Avoid ivory. It is never okay to wear Ivory. Widespread poaching continues to threaten elephants in the wild. Thousands of African and Asian elephants are slaughtered annually to fuel the ivory trade. Only elephants should wear ivory.

Check out eco-fibers. When buying clothing look for organic cotton or other eco-fabrics. Cotton is one of the world’s most chemically dependent crops and the pesticides used on cotton are classified as among the most toxic by the U.S. Environmental Protection Agency. Bamboo, soy, and hemp fibers are good choices because their production requires fewer herbicides and pesticides than non-organic cotton and they biodegrade faster than petroleum-based fibers.

Steer clear of feathers. Feathers on clothing and fashion accessories from headbands to earrings are very popular this year and consumers should ask themselves where the feathers came from — how were they collected, how were the birds who produced them treated, and whether the feathers come from a threatened or endangered species. Only birds should wear feathers.

Shop for a cause. Many companies offer products from which a percentage of sales are donated to a charitable organization. There are also compassionate gift ideas that directly support animals, such as Born Free USA’s “Adopt-a-Primate” program. For $52 ($1 a week), the gift helps provide food, care, and rehabilitation to residents at the Born Free USA Primate Sanctuary in Dilley, Texas. You can choose to adopt any of three macaques, each of whom has his or her own Welcome Kit complete with biography, color photo, certificate of adoption, and the newsletter The Primate Post. If you order by Dec. 15, you will receive an additional gift from Born Free USA as part of your adoption package, guaranteed for delivery by Dec. 25. The sanctuary is home to more than 500 primates, many of whom were rescued from abusive situations in laboratories, roadside zoos and private possession.

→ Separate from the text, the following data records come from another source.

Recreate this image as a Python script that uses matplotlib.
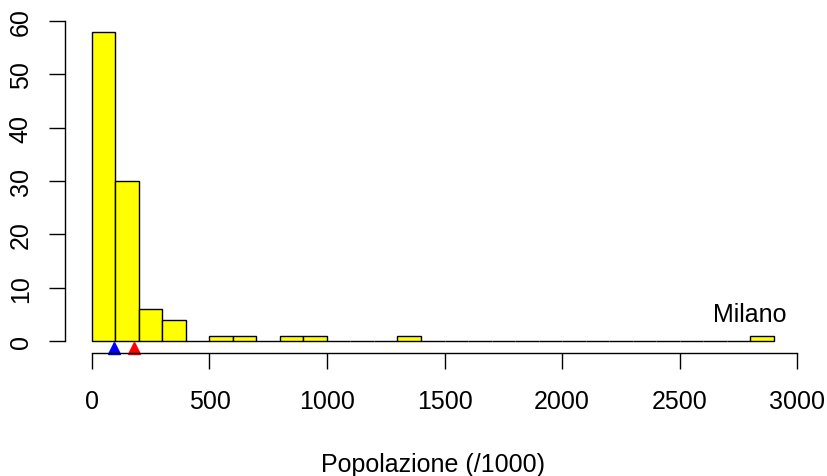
import matplotlib

matplotlib.use("Agg")
import matplotlib.pyplot as plt
import numpy as np

plt.rcParams["font.family"] = ["Liberation Sans", "DejaVu Sans"]

# histogram of city populations (thousands), bins of 100
BIN_EDGES = np.arange(0, 3000, 100)
COUNTS = [58, 30, 6, 4, 0, 1, 1, 0, 1, 1, 0, 0, 0, 1, 0,
          0, 0, 0, 0, 0, 0, 0, 0, 0, 0, 0, 0, 0, 1]
MEDIAN = 94
MEAN = 179
X_TICKS = [0, 500, 1000, 1500, 2000, 2500, 3000]
Y_TICKS = [0, 10, 20, 30, 40, 50, 60]
FS = 18
LW = 1.0


def main() -> None:
    fig = plt.figure(figsize=(8.27, 4.77), dpi=100)
    ax = fig.add_axes([64.7 / 827, 1 - 354.4 / 477, 736.1 / 827, 334.1 / 477])

    lefts = BIN_EDGES[:-1]
    ax.bar(lefts, COUNTS, width=100, align="edge", color="#FFFF00",
           edgecolor="black", linewidth=LW)

    # median and mean markers under the baseline
    ax.plot([MEDIAN], [-1.3], marker="^", color="blue", markersize=8.5,
            linestyle="none", clip_on=False)
    ax.plot([MEAN], [-1.3], marker="^", color="red", markersize=8.5,
            linestyle="none", clip_on=False)

    ax.text(2800, 5, "Milano", ha="center", va="center", fontsize=FS)

    ax.set_xlim(-116, 3016)
    ax.set_ylim(-2.32, 60.32)
    for side in ("top", "right"):
        ax.spines[side].set_visible(False)
    ax.spines["left"].set_bounds(0, 60)
    ax.spines["bottom"].set_bounds(0, 3000)
    for side in ("left", "bottom"):
        ax.spines[side].set_linewidth(LW)

    ax.set_xticks(X_TICKS)
    ax.set_yticks(Y_TICKS)
    ax.set_yticklabels([str(v) for v in Y_TICKS], rotation=90, va="center")
    ax.tick_params(direction="out", length=11.5, width=LW, labelsize=FS)
    ax.tick_params(axis="x", pad=14)
    ax.tick_params(axis="y", pad=11.5)

    fig.text(432.7 / 827, 5 / 477, "Popolazione (/1000)",
             ha="center", va="baseline", fontsize=FS)

    fig.savefig("out.png", dpi=100)


if __name__ == "__main__":
    main()
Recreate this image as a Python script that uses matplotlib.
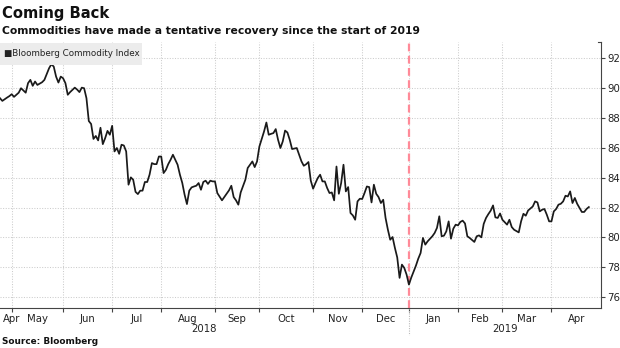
import matplotlib
matplotlib.use('Agg')
import matplotlib.pyplot as plt
import matplotlib.transforms as mtransforms
from matplotlib.patches import Rectangle
import pandas as pd

# Bloomberg Commodity Index, closing levels (trading days only)
dates = [
    '2018-04-24', '2018-04-25', '2018-04-27', '2018-04-30',
    '2018-05-01', '2018-05-02', '2018-05-04', '2018-05-07', '2018-05-09', '2018-05-10', '2018-05-11',
    '2018-05-14', '2018-05-15', '2018-05-16', '2018-05-18', '2018-05-21', '2018-05-23', '2018-05-24',
    '2018-05-25', '2018-05-29', '2018-05-30', '2018-05-31',
    '2018-06-01', '2018-06-04', '2018-06-05', '2018-06-06', '2018-06-08', '2018-06-11', '2018-06-12',
    '2018-06-13', '2018-06-14', '2018-06-15', '2018-06-18', '2018-06-19', '2018-06-20', '2018-06-21',
    '2018-06-22', '2018-06-25', '2018-06-26', '2018-06-27', '2018-06-28', '2018-06-29',
    '2018-07-02', '2018-07-03', '2018-07-05', '2018-07-06', '2018-07-09', '2018-07-10', '2018-07-11',
    '2018-07-12', '2018-07-13', '2018-07-16', '2018-07-17', '2018-07-18', '2018-07-19', '2018-07-20',
    '2018-07-23', '2018-07-24', '2018-07-25', '2018-07-26', '2018-07-27', '2018-07-30', '2018-07-31',
    '2018-08-01', '2018-08-02', '2018-08-03', '2018-08-06', '2018-08-07', '2018-08-08', '2018-08-09',
    '2018-08-10', '2018-08-13', '2018-08-14', '2018-08-15', '2018-08-16', '2018-08-17', '2018-08-20',
    '2018-08-21', '2018-08-22', '2018-08-23', '2018-08-24', '2018-08-27', '2018-08-28', '2018-08-29',
    '2018-08-30', '2018-08-31',
    '2018-09-04', '2018-09-05', '2018-09-07', '2018-09-10', '2018-09-12', '2018-09-13', '2018-09-14',
    '2018-09-17', '2018-09-18', '2018-09-19', '2018-09-21', '2018-09-24', '2018-09-26', '2018-09-27',
    '2018-09-28',
    '2018-10-01', '2018-10-03', '2018-10-04', '2018-10-05', '2018-10-08', '2018-10-09', '2018-10-10',
    '2018-10-11', '2018-10-12', '2018-10-15', '2018-10-16', '2018-10-17', '2018-10-18', '2018-10-19',
    '2018-10-23', '2018-10-24', '2018-10-25', '2018-10-26', '2018-10-29', '2018-10-30', '2018-10-31',
    '2018-11-01', '2018-11-02', '2018-11-05', '2018-11-06', '2018-11-07', '2018-11-08', '2018-11-09',
    '2018-11-12', '2018-11-13', '2018-11-14', '2018-11-15', '2018-11-16', '2018-11-19', '2018-11-20',
    '2018-11-21', '2018-11-23', '2018-11-26', '2018-11-27', '2018-11-28', '2018-11-29', '2018-11-30',
    '2018-12-03', '2018-12-04', '2018-12-05', '2018-12-06', '2018-12-07', '2018-12-10', '2018-12-11',
    '2018-12-12', '2018-12-13', '2018-12-14', '2018-12-17', '2018-12-18', '2018-12-19', '2018-12-20',
    '2018-12-21', '2018-12-24', '2018-12-26', '2018-12-27', '2018-12-28', '2018-12-31',
    '2019-01-02', '2019-01-03', '2019-01-07', '2019-01-08', '2019-01-09', '2019-01-10', '2019-01-11',
    '2019-01-14', '2019-01-16', '2019-01-17', '2019-01-18', '2019-01-22', '2019-01-23', '2019-01-24',
    '2019-01-25', '2019-01-28', '2019-01-29', '2019-01-30', '2019-01-31',
    '2019-02-01', '2019-02-04', '2019-02-05', '2019-02-06', '2019-02-07', '2019-02-08', '2019-02-12',
    '2019-02-13', '2019-02-14', '2019-02-15', '2019-02-19', '2019-02-20', '2019-02-21', '2019-02-22',
    '2019-02-25', '2019-02-26', '2019-02-27', '2019-02-28',
    '2019-03-01', '2019-03-05', '2019-03-06', '2019-03-07', '2019-03-08', '2019-03-12', '2019-03-13',
    '2019-03-14', '2019-03-15', '2019-03-18', '2019-03-20', '2019-03-21', '2019-03-22', '2019-03-25',
    '2019-03-26', '2019-03-27', '2019-03-28', '2019-03-29',
    '2019-04-01', '2019-04-02', '2019-04-03', '2019-04-04', '2019-04-05', '2019-04-08', '2019-04-09',
    '2019-04-10', '2019-04-11', '2019-04-12', '2019-04-15', '2019-04-16', '2019-04-17', '2019-04-18',
    '2019-04-22', '2019-04-23', '2019-04-24',
]
bcom = [
    89.33, 89.15, 89.37, 89.47,
    89.60, 89.42, 89.70, 90.00, 89.70, 90.34, 90.56,
    90.16, 90.45, 90.22, 90.40, 90.56, 91.34, 91.61,
    91.45, 90.78, 90.38, 90.78,
    90.67, 90.34, 89.56, 89.74, 90.04, 89.91, 89.74,
    90.04, 90.00, 89.33, 87.80, 87.60, 86.60, 86.80,
    86.50, 87.35, 86.25, 86.65, 87.14, 86.88,
    87.48, 85.76, 85.99, 85.60, 86.21, 86.16, 85.76,
    83.53, 84.02, 83.86, 83.05, 82.90, 83.13, 83.13,
    83.71, 83.71, 84.20, 84.98, 84.91, 84.91, 85.42,
    85.42, 84.31, 84.53, 84.91, 85.20, 85.54, 85.20,
    84.87, 84.20, 83.65, 82.86, 82.23, 83.13, 83.35,
    83.41, 83.46, 83.64, 83.19, 83.71, 83.80, 83.58,
    83.80, 83.75,
    83.75, 82.97, 82.48, 82.70, 83.15, 83.46, 82.70,
    82.48, 82.19, 83.01, 83.86, 84.65, 85.09, 84.71,
    85.09,
    86.09, 87.10, 87.70, 86.88, 86.94, 86.99, 87.26,
    86.54, 85.99, 86.43, 87.16, 87.03, 86.54, 85.92,
    85.99, 85.54, 85.10, 84.80, 84.90, 85.05, 83.80,
    83.26, 83.64, 83.98, 84.20, 83.75, 83.75, 83.31,
    82.97, 83.01, 82.48, 84.75, 82.92, 83.64, 84.87,
    83.08, 83.37, 81.63, 81.47, 81.18, 82.41, 82.59,
    82.57, 82.97, 83.41, 83.37, 82.34, 83.53, 82.92,
    82.70, 82.30, 82.52, 81.30, 80.51, 79.84, 80.02,
    79.29, 78.65, 77.28, 78.17, 77.95, 77.50,
    76.83, 77.30, 78.10, 78.57, 78.95, 79.96, 79.51,
    79.73, 80.07, 80.29, 80.63, 81.41, 80.07, 80.11,
    80.40, 81.07, 79.91, 80.58, 80.85,
    80.80, 81.03, 81.12, 80.93, 80.07, 79.96, 79.69,
    80.07, 80.13, 80.00, 80.90, 81.30, 81.56, 81.79,
    82.14, 81.34, 81.30, 81.60,
    81.18, 80.85, 81.18, 80.69, 80.51, 80.33, 81.07,
    81.58, 81.45, 81.80, 82.07, 82.41, 82.34, 81.74,
    81.85, 81.90, 81.52, 81.07,
    81.07, 81.74, 81.90, 82.19, 82.25, 82.41, 82.79,
    82.74, 83.08, 82.30, 82.64, 82.25, 81.97, 81.70,
    81.70, 81.90, 82.03,
]

# market holidays - the x axis counts trading days only
holidays = ['2018-05-28', '2018-07-04', '2018-09-03', '2018-11-22', '2018-12-25',
            '2019-01-01', '2019-01-21', '2019-02-18', '2019-04-19']

y_ticks = [76, 78, 80, 82, 84, 86, 88, 90, 92]
month_labels = ['Apr', 'May', 'Jun', 'Jul', 'Aug', 'Sep', 'Oct', 'Nov', 'Dec',
                'Jan', 'Feb', 'Mar', 'Apr']
year_labels = ['2018', '2019']
new_year = '2019-01-02'

title = 'Coming Back'
subtitle = 'Commodities have made a tentative recovery since the start of 2019'
series_name = 'Bloomberg Commodity Index'
source = 'Source: Bloomberg'

W, H = 620, 348

trading_days = pd.bdate_range('2018-04-24', '2019-04-30', freq='C', holidays=holidays)
x = trading_days.searchsorted(pd.to_datetime(dates))

# first trading day of each month (May 2018 onwards) -> month boundaries
firsts = trading_days.to_series().groupby(trading_days.to_period('M')).first()
month_pos = list(trading_days.searchsorted(firsts.values[1:]))
jan_pos = trading_days.searchsorted(pd.Timestamp(new_year))
x_max = x[-1] + 5.2

fig = plt.figure(figsize=(W / 100, H / 100), dpi=100)
ax = fig.add_axes([0, 1 - 308 / H, 601 / W, 266 / H])

grid_kw = dict(color='#cccccc', lw=0.75, ls=(0, (1, 1.5)), zorder=0)
for p in month_pos:
    ax.axvline(p, **grid_kw)
for t in y_ticks:
    ax.axhline(t, **grid_kw)

ax.axvline(jan_pos, color='#ff8a98', lw=1.6, ls=(0, (3.5, 2)), zorder=1)
ax.plot(x, bcom, color='#1a1a1a', lw=1.25, zorder=3)

ax.set_xlim(0, x_max)
ax.set_ylim(75.26, 93.1)

for side in ['left', 'top']:
    ax.spines[side].set_visible(False)
for side in ['bottom', 'right']:
    ax.spines[side].set_color('#444444')
    ax.spines[side].set_linewidth(0.8)

# y axis on the right
ax.yaxis.tick_right()
ax.set_yticks(y_ticks)
ax.tick_params(axis='y', direction='out', length=3, width=0.8, color='#444444',
               pad=1.5, labelsize=7.3, labelcolor='#222222')

# month boundaries get ticks, labels sit in the middle of each month
bounds = [0] + month_pos + [x_max]
mids = [(bounds[i] + bounds[i + 1]) / 2 for i in range(len(bounds) - 1)]
mids[0] = 1.3
ax.set_xticks(month_pos)
ax.set_xticklabels([])
ax.set_xticks(mids, minor=True)
ax.set_xticklabels(month_labels, minor=True)
ax.tick_params(axis='x', which='major', direction='out', length=3, width=0.8, color='#444444')
ax.tick_params(axis='x', which='minor', length=0, pad=4, labelsize=7.3, labelcolor='#222222')
ax.get_xticklabels(minor=True)[0].set_ha('left')

# years under the months, with a separator at the turn of the year
trans = mtransforms.blended_transform_factory(ax.transData, ax.transAxes)
ax.plot([jan_pos, jan_pos], [0, -0.1], transform=trans, color='#bbbbbb', lw=0.8,
        ls=(0, (1, 1.2)), clip_on=False)
ax.text(jan_pos / 2, -0.078, year_labels[0], transform=trans, ha='center', va='center',
        fontsize=7.3, color='#222222')
ax.text((jan_pos + x_max) / 2, -0.078, year_labels[1], transform=trans, ha='center',
        va='center', fontsize=7.3, color='#222222')

# little cap at the top of the right axis
ax.plot([0.995, 1.0], [1.0, 1.0], transform=ax.transAxes, color='#444444', lw=0.8,
        clip_on=False)

# legend box
fig.patches.append(Rectangle((0, 1 - 65 / H), 142 / W, 22 / H, transform=fig.transFigure,
                             facecolor='#ececec', edgecolor='none', zorder=5))
fig.text(4 / W, 1 - 54 / H, '\u25a0' + series_name, fontsize=6.3, color='#222222',
         va='center', ha='left', zorder=6)

fig.text(2 / W, 1 - 13.5 / H, title, fontsize=10.6, fontweight='bold', va='center',
         color='#111111')
fig.text(2 / W, 1 - 31.5 / H, subtitle, fontsize=7.75, fontweight='bold', va='center',
         color='#111111')
fig.text(2 / W, 1 - 342 / H, source, fontsize=6.4, fontweight='bold', va='center',
         color='#111111')

fig.savefig('out.png', dpi=100, facecolor='white')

Pets can be fashionable, too. When buying gifts and accessories for animal companions, be sure to only purchase items from compassionate pet supply stores — stores where they do not sell live animals of any kind. Born Free USA’s Pet Supply Locator database http://www.petsupplylocator.com/ makes it easy.

Born Free USA (BFUSA) is a nationally recognized leader in animal welfare and wildlife conservation. Through litigation, legislation and public education, BFUSA leads vital campaigns against animals in entertainment, exotic “pets,” trapping and fur, and destructive international wildlife trade. BFUSA’s Primate Sanctuary in Texas is home to more than 500 primates rescued from laboratories, roadside zoos and private possession. BFUSA brings to America the message of “compassionate conservation,” the vision of the United Kingdom-based Born Free Foundation, established in 1984 by Bill Travers and Virginia McKenna, stars of the iconic film “Born Free,” along with their son Will, now CEO of both organizations. BFUSA’s mission is to end suffering of wild animals in captivity, conserve threatened and endangered species, and encourage compassionate conservation globally.